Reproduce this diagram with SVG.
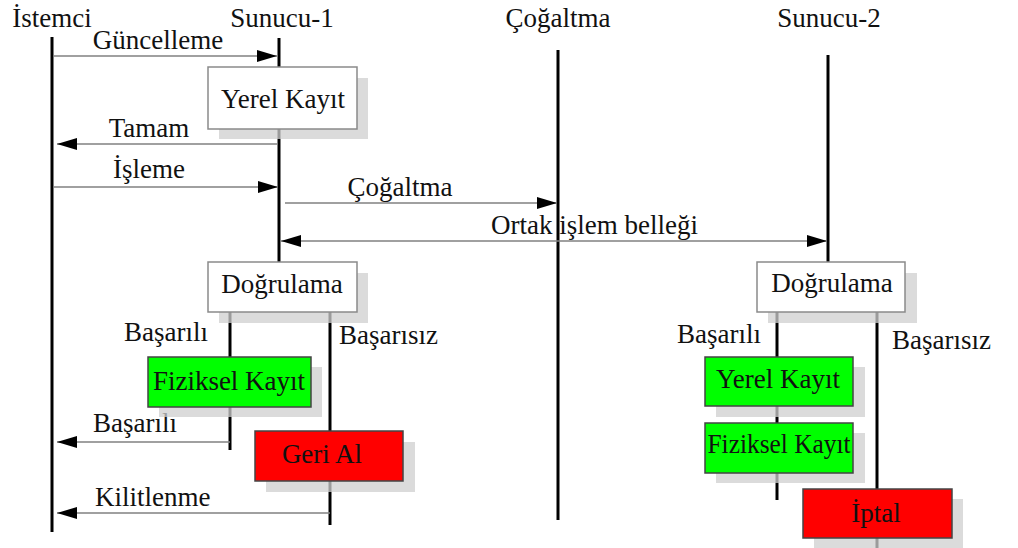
<svg xmlns="http://www.w3.org/2000/svg" width="1018" height="548" viewBox="0 0 1018 548">
<style>
text{font-family:"Liberation Serif","Times New Roman",serif;font-size:27px;fill:#111}
.life{stroke:#000;stroke-width:3;fill:none}
.msg{stroke:#808080;stroke-width:1.5;fill:none}
.shadow{fill:#cfcfcf;opacity:0.75}
.wbox{fill:#fff;stroke:#8a8a8a;stroke-width:1.5}
.gbox{fill:#00ff00;stroke:#444;stroke-width:1.5}
.rbox{fill:#ff0000;stroke:#444;stroke-width:1.5}
.c{text-anchor:middle}
.e{text-anchor:end}
</style>
<defs>
<marker id="ah" markerUnits="userSpaceOnUse" markerWidth="20" markerHeight="12" refX="20" refY="6" orient="auto-start-reverse">
<path d="M0,0 L20,6 L0,12 z" fill="#000"/>
</marker>
</defs>
<g id="headers">
<text class="c" x="52" y="27">İstemci</text>
<text class="c" x="282" y="27">Sunucu-1</text>
<text class="c" x="558" y="27">Çoğaltma</text>
<text class="c" x="829" y="27">Sunucu-2</text>
</g>
<g id="connectors">
<line class="life" x1="52" y1="37" x2="52" y2="532"/>
<line class="life" x1="279" y1="38" x2="279" y2="262"/>
<line class="life" x1="558" y1="50" x2="558" y2="520"/>
<line class="life" x1="828" y1="55" x2="828" y2="262"/>
<line class="life" x1="230" y1="312" x2="230" y2="450"/>
<line class="life" x1="330" y1="312" x2="330" y2="525"/>
<line class="life" x1="777" y1="312" x2="777" y2="500"/>
<line class="life" x1="877" y1="312" x2="877" y2="548"/>
<line class="msg" x1="54" y1="56" x2="277" y2="56" marker-end="url(#ah)"/>
<line class="msg" x1="278" y1="144" x2="57" y2="144" marker-end="url(#ah)"/>
<line class="msg" x1="54" y1="187" x2="278" y2="187" marker-end="url(#ah)"/>
<line class="msg" x1="285" y1="203" x2="557" y2="203" marker-end="url(#ah)"/>
<line class="msg" x1="281" y1="241" x2="827" y2="241" marker-start="url(#ah)" marker-end="url(#ah)"/>
<line class="msg" x1="230" y1="442" x2="57" y2="442" marker-end="url(#ah)"/>
<line class="msg" x1="330" y1="513" x2="57" y2="513" marker-end="url(#ah)"/>
<text class="c" x="158" y="49">Güncelleme</text>
<text class="c" x="149" y="137">Tamam</text>
<text class="c" x="149" y="178">İşleme</text>
<text class="c" x="400" y="196">Çoğaltma</text>
<text x="491" y="234">Ortak işlem belleği</text>
<text class="e" x="208" y="341">Başarılı</text>
<text x="339" y="344">Başarısız</text>
<text x="93" y="432">Başarılı</text>
<text x="95" y="506">Kilitlenme</text>
<text class="e" x="761" y="343">Başarılı</text>
<text x="892" y="349">Başarısız</text>
</g>
<g id="yerel-kayit-1">
<rect class="shadow" x="219" y="78" width="149" height="61"/>
<rect class="wbox" x="208" y="67" width="149" height="62"/>
<text class="c" x="283" y="108">Yerel Kayıt</text>
</g>
<g id="dogrulama-1">
<rect class="shadow" x="219" y="273" width="149" height="50"/>
<rect class="wbox" x="208" y="262" width="149" height="50"/>
<text class="c" x="282" y="293">Doğrulama</text>
</g>
<g id="fiziksel-kayit-1">
<rect class="shadow" x="159" y="367" width="163" height="50"/>
<rect class="gbox" x="148" y="357" width="163" height="50"/>
<text class="c" x="229" y="390">Fiziksel Kayıt</text>
</g>
<g id="geri-al">
<rect class="shadow" x="266" y="442" width="149" height="50"/>
<rect class="rbox" x="255" y="431" width="148" height="50"/>
<text class="c" x="322" y="463">Geri Al</text>
</g>
<g id="dogrulama-2">
<rect class="shadow" x="768" y="273" width="149" height="50"/>
<rect class="wbox" x="757" y="262" width="148" height="50"/>
<text class="c" x="832" y="292">Doğrulama</text>
</g>
<g id="yerel-kayit-2">
<rect class="shadow" x="716" y="367" width="149" height="50"/>
<rect class="gbox" x="705" y="357" width="148" height="49"/>
<text class="c" x="778" y="388">Yerel Kayıt</text>
</g>
<g id="fiziksel-kayit-2">
<rect class="shadow" x="716" y="433" width="149" height="50"/>
<rect class="gbox" x="705" y="423" width="148" height="50"/>
<text class="c" x="779" y="453" textLength="143" lengthAdjust="spacingAndGlyphs">Fiziksel Kayıt</text>
</g>
<g id="iptal">
<rect class="shadow" x="814" y="499" width="149" height="49"/>
<rect class="rbox" x="803" y="489" width="149" height="49"/>
<text class="c" x="876" y="522">İptal</text>
</g>
</svg>
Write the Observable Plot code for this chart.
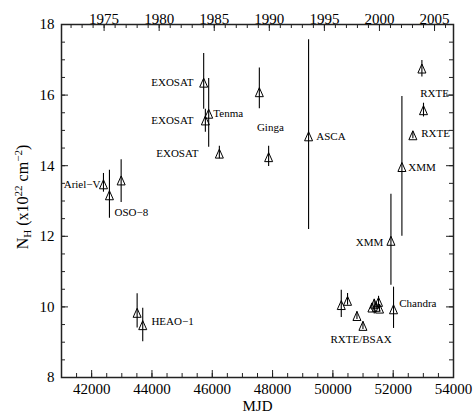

==================================================

TASK PROMPT: Select every line of the material above holding the word "this" and copy it.

FINAL RESULT:
Reproduce this diagram with SVG.
Write the Observable Plot code for this chart.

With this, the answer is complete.